- **To do**: Give back the full listing verbatim, apart from its images.

- **Supplied information**:
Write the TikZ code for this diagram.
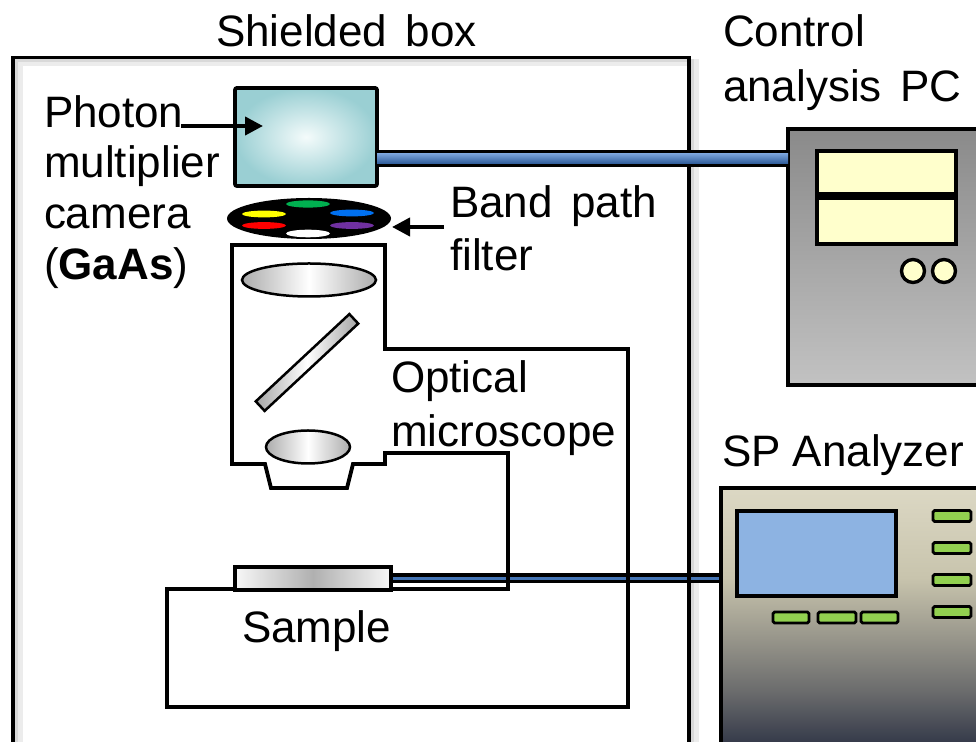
\documentclass[tikz,border=0pt]{standalone}
\usepackage{fontspec}
\setmainfont{Liberation Sans}
\usetikzlibrary{arrows.meta,shapes.geometric,calc}

\definecolor{camIn}{HTML}{F4FBFB}
\definecolor{camOut}{HTML}{9ACFD3}
\definecolor{pcTop}{HTML}{8A8A8A}
\definecolor{pcBot}{HTML}{C2C2C2}
\definecolor{winFill}{HTML}{FFFFCC}
\definecolor{spA}{HTML}{DCD8C4}
\definecolor{spAb}{HTML}{C8C4AD}
\definecolor{spB}{HTML}{98968B}
\definecolor{spC}{HTML}{6A6B6C}
\definecolor{spD}{HTML}{373C4B}
\definecolor{screenBlue}{HTML}{8DB3E2}
\definecolor{btnGreen}{HTML}{92D050}
\definecolor{cableTop}{HTML}{7AA4DC}
\definecolor{cableBot}{HTML}{2F5C9A}
\definecolor{cableMid}{HTML}{4474B4}
\definecolor{slotGreen}{HTML}{00B050}
\definecolor{slotYellow}{HTML}{FFFF00}
\definecolor{slotBlue}{HTML}{0070F0}
\definecolor{slotRed}{HTML}{FF0000}
\definecolor{slotPurple}{HTML}{7030A0}

% analyzer cabinet: beige top fading to dark slate at the bottom
\pgfdeclareverticalshading{spashade}{100bp}{color(0bp)=(spD); color(28.5bp)=(spD);
  color(37.5bp)=(spC); color(47.5bp)=(spB); color(58.5bp)=(spAb); color(75bp)=(spA); color(100bp)=(spA)}

\pgfdeclarelayer{back}
\pgfsetlayers{back,main}

\newcommand\wgap{\hspace{0.42em}}

\begin{document}
\begin{tikzpicture}[x=0.5pt,y=-0.5pt,
  wall/.style={draw=black, line width=1.9pt},
  dev/.style={draw=black, line width=1.9pt, inner sep=0pt, outer sep=0pt, anchor=north west},
  win/.style={draw=black, line width=1.7pt, fill=winFill},
  btn/.style={draw=black, line width=1.4pt, fill=btnGreen, rounded corners=0.8pt},
  lensline/.style={draw=black, line width=1.25pt},
  lbl/.style={inner sep=0pt, outer sep=0pt, anchor=base west, font=\fontsize{22pt}{25pt}\selectfont},
  pointer/.style={line width=2pt, -{Triangle[length=9pt,width=9pt]}},
  slot/.style={fill=#1}
]
\useasboundingbox (0,0) rectangle (976,742);
\clip (0,0) rectangle (976,742);

% ---- instruments ----
\node[dev, minimum width=71pt, minimum height=49pt, inner color=camIn, outer color=camOut,
      rounded corners=1pt] (cam) at (235,88) {};
\node[dev, minimum width=106pt, minimum height=128pt, top color=pcTop, bottom color=pcBot] (pc) at (788,129) {};
\node[dev, minimum width=140pt, minimum height=136pt, shading=spashade] (spa) at (721,488) {};

% soft shadow of the shielded box
\begin{pgfonlayer}{back}
  \draw[gray!15, line width=3.5pt] (19,63) rectangle (695,754);
  \draw[gray!30, line width=1.8pt] (16.5,60.5) rectangle (692.5,751.5);
\end{pgfonlayer}

% microscope body merged with the sample stage
\draw[wall] (232,245) -- (385,245) -- (385,349) -- (628,349) -- (628,707) -- (167,707)
  -- (167,589) -- (508,589) -- (508,453) -- (385,453) -- (385,464) -- (353,464)
  -- (347,488) -- (271,488) -- (265,464) -- (232,464) -- cycle;

% lenses and the tilted mirror
\draw[lensline, left color=gray!65, right color=gray!65, middle color=white]
  (309,280) ellipse [x radius=67, y radius=16.5];
\draw[lensline, left color=gray!65, right color=gray!65, middle color=white]
  (308,447) ellipse [x radius=42, y radius=16.5];
\begin{scope}[shift={(307,362.5)}, rotate=43]
  \draw[lensline, left color=gray!70, right color=gray!70, middle color=white]
    (-64,-6.5) rectangle (64,6.5);
\end{scope}

% sample on the stage
\node[dev, minimum width=78pt, minimum height=11.5pt, left color=gray!6, right color=gray!6,
      middle color=gray!62, line width=1.6pt] (sample) at (235,567) {};

% sample cable to the analyzer, behind the walls it crosses; then the shielded box
\begin{pgfonlayer}{back}
  \draw[black, line width=5pt] (sample.east) -- (sample.east -| spa.west);
  \draw[cableMid, line width=1.7pt] (sample.east) -- (sample.east -| spa.west);
  \draw[wall] (13,57.5) rectangle (689,748);
\end{pgfonlayer}

% filter wheel
\node[ellipse, fill=black, minimum width=82pt, minimum height=20.5pt, inner sep=0pt] (wheel) at (309,218.5) {};
\fill[slot=slotGreen]  (308,204) ellipse [x radius=22, y radius=3.6];
\fill[slot=slotYellow] (264,214) ellipse [x radius=22, y radius=3.4];
\fill[slot=slotBlue]   (352,213) ellipse [x radius=22, y radius=3.4];
\fill[slot=slotRed]    (264,225.5) ellipse [x radius=22, y radius=3.4];
\fill[slot=slotPurple] (352,225.5) ellipse [x radius=22, y radius=3.4];
\fill[slot=white]      (308,233.5) ellipse [x radius=22, y radius=3.8];

% camera cable to the PC
\coordinate (camport) at ([yshift=-10.75pt]cam.east);
\coordinate (pcport) at (camport -| pc.west);
\draw[black, line width=8.5pt] (camport) -- (pcport);
\shade[top color=cableTop, bottom color=cableBot] ([yshift=2.5pt]camport) rectangle ([yshift=-2.5pt]pcport);

% PC front panel
\draw[win] (817,151) rectangle (956,194);
\draw[win] (817,198) rectangle (956,244);
\draw[win] (913,271) circle [radius=11.5];
\draw[win] (944,271) circle [radius=11.5];

% analyzer front panel
\draw[black, line width=1.8pt, fill=screenBlue] (737,511) rectangle (896,596);
\foreach \yy in {516,548,580,612} { \draw[btn] (933,\yy-5.5) rectangle (971,\yy+5.5); }
\foreach \xx/\xe in {773/809, 818/856, 861/898} { \draw[btn] (\xx,612) rectangle (\xe,623); }

% ---- labels ----
\node[lbl] (shieldlbl) at (216,47) {Shielded\wgap box};
\node[lbl] (photonlbl) at (44,128) {Photon};
\node[lbl] (multlbl)   at (44,177.5) {multiplier};
\node[lbl] (camlbl)    at (44,229) {camera};
\node[lbl] (gaaslbl)   at (44,279.5) {(\textbf{GaAs})};
\node[lbl] (bandlbl)   at (450,218) {Band\wgap path};
\node[lbl] (filterlbl) at (450,271) {filter};
\node[lbl] (ctrllbl)   at (723,47) {Control};
\node[lbl] (pclbl)     at (723,102) {analysis\wgap PC};
\node[lbl] (optlbl)    at (391,393) {Optical};
\node[lbl] (microlbl)  at (391,447) {microscope};
\node[lbl] (spalbl)    at (722,467) {SP Analyzer};
\node[lbl] (samplelbl) at (242,643) {Sample};

% pointer arrows
\coordinate (phStart) at (181,126);
\coordinate (phTip) at (263,126);
\draw[pointer] (phStart) -- (phTip);
\coordinate (bfStart) at (444,227);
\coordinate (bfTip) at (392,227);
\draw[pointer] (bfStart) -- (bfTip);
\end{tikzpicture}
\end{document}
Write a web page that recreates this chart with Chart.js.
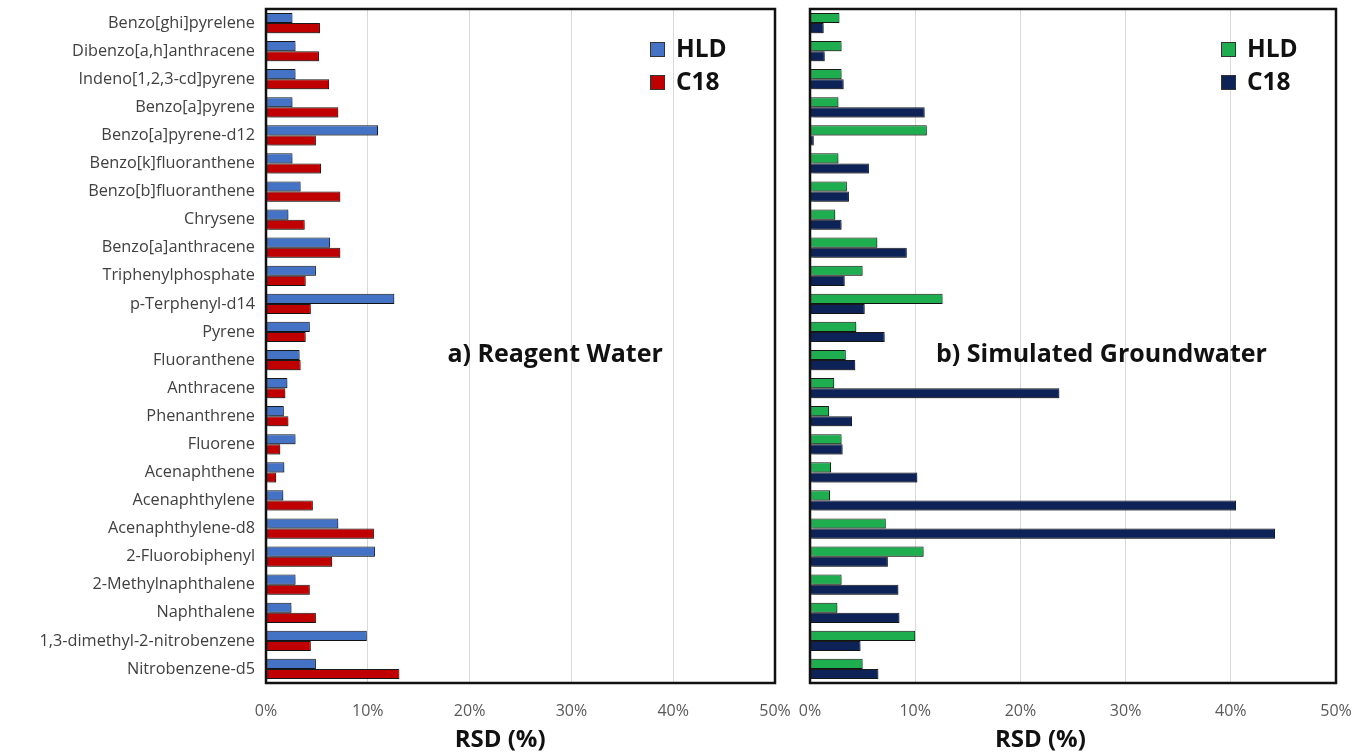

- **Solution for this exercise**:
Write the TikZ code for this diagram.
\documentclass[tikz,border=0pt]{standalone}
\usepackage{fontspec}
\setmainfont{Liberation Sans}
\usetikzlibrary{arrows.meta,shapes.geometric,calc}

\definecolor{camIn}{HTML}{F4FBFB}
\definecolor{camOut}{HTML}{9ACFD3}
\definecolor{pcTop}{HTML}{8A8A8A}
\definecolor{pcBot}{HTML}{C2C2C2}
\definecolor{winFill}{HTML}{FFFFCC}
\definecolor{spA}{HTML}{DCD8C4}
\definecolor{spAb}{HTML}{C8C4AD}
\definecolor{spB}{HTML}{98968B}
\definecolor{spC}{HTML}{6A6B6C}
\definecolor{spD}{HTML}{373C4B}
\definecolor{screenBlue}{HTML}{8DB3E2}
\definecolor{btnGreen}{HTML}{92D050}
\definecolor{cableTop}{HTML}{7AA4DC}
\definecolor{cableBot}{HTML}{2F5C9A}
\definecolor{cableMid}{HTML}{4474B4}
\definecolor{slotGreen}{HTML}{00B050}
\definecolor{slotYellow}{HTML}{FFFF00}
\definecolor{slotBlue}{HTML}{0070F0}
\definecolor{slotRed}{HTML}{FF0000}
\definecolor{slotPurple}{HTML}{7030A0}

% analyzer cabinet: beige top fading to dark slate at the bottom
\pgfdeclareverticalshading{spashade}{100bp}{color(0bp)=(spD); color(28.5bp)=(spD);
  color(37.5bp)=(spC); color(47.5bp)=(spB); color(58.5bp)=(spAb); color(75bp)=(spA); color(100bp)=(spA)}

\pgfdeclarelayer{back}
\pgfsetlayers{back,main}

\newcommand\wgap{\hspace{0.42em}}

\begin{document}
\begin{tikzpicture}[x=0.5pt,y=-0.5pt,
  wall/.style={draw=black, line width=1.9pt},
  dev/.style={draw=black, line width=1.9pt, inner sep=0pt, outer sep=0pt, anchor=north west},
  win/.style={draw=black, line width=1.7pt, fill=winFill},
  btn/.style={draw=black, line width=1.4pt, fill=btnGreen, rounded corners=0.8pt},
  lensline/.style={draw=black, line width=1.25pt},
  lbl/.style={inner sep=0pt, outer sep=0pt, anchor=base west, font=\fontsize{22pt}{25pt}\selectfont},
  pointer/.style={line width=2pt, -{Triangle[length=9pt,width=9pt]}},
  slot/.style={fill=#1}
]
\useasboundingbox (0,0) rectangle (976,742);
\clip (0,0) rectangle (976,742);

% ---- instruments ----
\node[dev, minimum width=71pt, minimum height=49pt, inner color=camIn, outer color=camOut,
      rounded corners=1pt] (cam) at (235,88) {};
\node[dev, minimum width=106pt, minimum height=128pt, top color=pcTop, bottom color=pcBot] (pc) at (788,129) {};
\node[dev, minimum width=140pt, minimum height=136pt, shading=spashade] (spa) at (721,488) {};

% soft shadow of the shielded box
\begin{pgfonlayer}{back}
  \draw[gray!15, line width=3.5pt] (19,63) rectangle (695,754);
  \draw[gray!30, line width=1.8pt] (16.5,60.5) rectangle (692.5,751.5);
\end{pgfonlayer}

% microscope body merged with the sample stage
\draw[wall] (232,245) -- (385,245) -- (385,349) -- (628,349) -- (628,707) -- (167,707)
  -- (167,589) -- (508,589) -- (508,453) -- (385,453) -- (385,464) -- (353,464)
  -- (347,488) -- (271,488) -- (265,464) -- (232,464) -- cycle;

% lenses and the tilted mirror
\draw[lensline, left color=gray!65, right color=gray!65, middle color=white]
  (309,280) ellipse [x radius=67, y radius=16.5];
\draw[lensline, left color=gray!65, right color=gray!65, middle color=white]
  (308,447) ellipse [x radius=42, y radius=16.5];
\begin{scope}[shift={(307,362.5)}, rotate=43]
  \draw[lensline, left color=gray!70, right color=gray!70, middle color=white]
    (-64,-6.5) rectangle (64,6.5);
\end{scope}

% sample on the stage
\node[dev, minimum width=78pt, minimum height=11.5pt, left color=gray!6, right color=gray!6,
      middle color=gray!62, line width=1.6pt] (sample) at (235,567) {};

% sample cable to the analyzer, behind the walls it crosses; then the shielded box
\begin{pgfonlayer}{back}
  \draw[black, line width=5pt] (sample.east) -- (sample.east -| spa.west);
  \draw[cableMid, line width=1.7pt] (sample.east) -- (sample.east -| spa.west);
  \draw[wall] (13,57.5) rectangle (689,748);
\end{pgfonlayer}

% filter wheel
\node[ellipse, fill=black, minimum width=82pt, minimum height=20.5pt, inner sep=0pt] (wheel) at (309,218.5) {};
\fill[slot=slotGreen]  (308,204) ellipse [x radius=22, y radius=3.6];
\fill[slot=slotYellow] (264,214) ellipse [x radius=22, y radius=3.4];
\fill[slot=slotBlue]   (352,213) ellipse [x radius=22, y radius=3.4];
\fill[slot=slotRed]    (264,225.5) ellipse [x radius=22, y radius=3.4];
\fill[slot=slotPurple] (352,225.5) ellipse [x radius=22, y radius=3.4];
\fill[slot=white]      (308,233.5) ellipse [x radius=22, y radius=3.8];

% camera cable to the PC
\coordinate (camport) at ([yshift=-10.75pt]cam.east);
\coordinate (pcport) at (camport -| pc.west);
\draw[black, line width=8.5pt] (camport) -- (pcport);
\shade[top color=cableTop, bottom color=cableBot] ([yshift=2.5pt]camport) rectangle ([yshift=-2.5pt]pcport);

% PC front panel
\draw[win] (817,151) rectangle (956,194);
\draw[win] (817,198) rectangle (956,244);
\draw[win] (913,271) circle [radius=11.5];
\draw[win] (944,271) circle [radius=11.5];

% analyzer front panel
\draw[black, line width=1.8pt, fill=screenBlue] (737,511) rectangle (896,596);
\foreach \yy in {516,548,580,612} { \draw[btn] (933,\yy-5.5) rectangle (971,\yy+5.5); }
\foreach \xx/\xe in {773/809, 818/856, 861/898} { \draw[btn] (\xx,612) rectangle (\xe,623); }

% ---- labels ----
\node[lbl] (shieldlbl) at (216,47) {Shielded\wgap box};
\node[lbl] (photonlbl) at (44,128) {Photon};
\node[lbl] (multlbl)   at (44,177.5) {multiplier};
\node[lbl] (camlbl)    at (44,229) {camera};
\node[lbl] (gaaslbl)   at (44,279.5) {(\textbf{GaAs})};
\node[lbl] (bandlbl)   at (450,218) {Band\wgap path};
\node[lbl] (filterlbl) at (450,271) {filter};
\node[lbl] (ctrllbl)   at (723,47) {Control};
\node[lbl] (pclbl)     at (723,102) {analysis\wgap PC};
\node[lbl] (optlbl)    at (391,393) {Optical};
\node[lbl] (microlbl)  at (391,447) {microscope};
\node[lbl] (spalbl)    at (722,467) {SP Analyzer};
\node[lbl] (samplelbl) at (242,643) {Sample};

% pointer arrows
\coordinate (phStart) at (181,126);
\coordinate (phTip) at (263,126);
\draw[pointer] (phStart) -- (phTip);
\coordinate (bfStart) at (444,227);
\coordinate (bfTip) at (392,227);
\draw[pointer] (bfStart) -- (bfTip);
\end{tikzpicture}
\end{document}
Write a web page that recreates this chart with Chart.js.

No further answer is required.